The Diwali Animation That Barely Was
I promised myself: NO FREELANCE until graduation. A sacred vow that lasted right up until a relative asked for my services. Suddenly my principles vanished faster than free food at a student gathering.
This "EVIL FREELANCE" (not being dramatic at all) derailed my planned Diwali animation, which served dual purposes: holiday wishes and an excuse to break in my shiny new Cintiq—the expensive toy I'd convinced myself would magically make me a better animator.
The resulting animation was a disaster by my standards—rushed, unpolished, missing all the post-production finesse I'd planned. I served it up raw, like sushi but less intentional. Just bare Photoshop animation without any of the garnish that might have made it palatable.
Why We Actually Animate
After years of creating under deadlines, while immobilized, broke, confused, and overwhelmed, I've realized something profound about animation: it almost never happens for the pure, noble reasons we pretend it does.

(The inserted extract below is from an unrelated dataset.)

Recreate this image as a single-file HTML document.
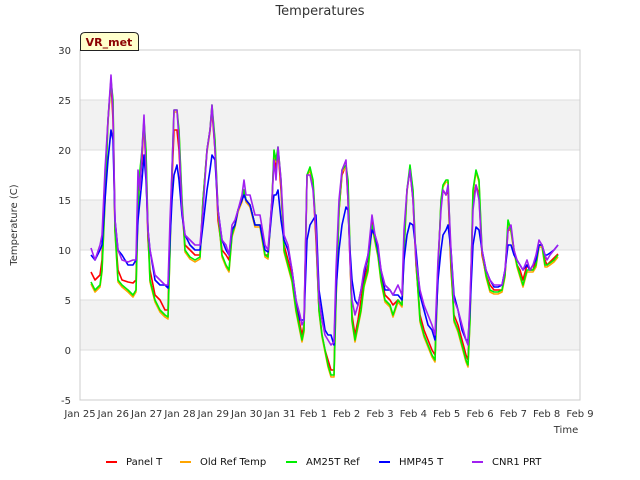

We animate because our leg is broken and we're losing our minds. Because we can't afford real presents. Because we committed to projects before understanding what they entailed. Because we got new equipment that needs justifying. Because relatives guilt us into freelance work we swore we'd never take.
These messy, human, often embarrassing motivations don't make the resulting animations less legitimate—they make them more honest. Each project carries the DNA of its chaotic origins, visible only to those who know where to look.
Perhaps the truest animation comes not from perfect artistic vision but from our deeply imperfect lives—our limitations, obligations, mistakes, and accidents transformed frame by painstaking frame into something that somehow transcends the ridiculous circumstances that birthed it.
And isn't that the whole point, really?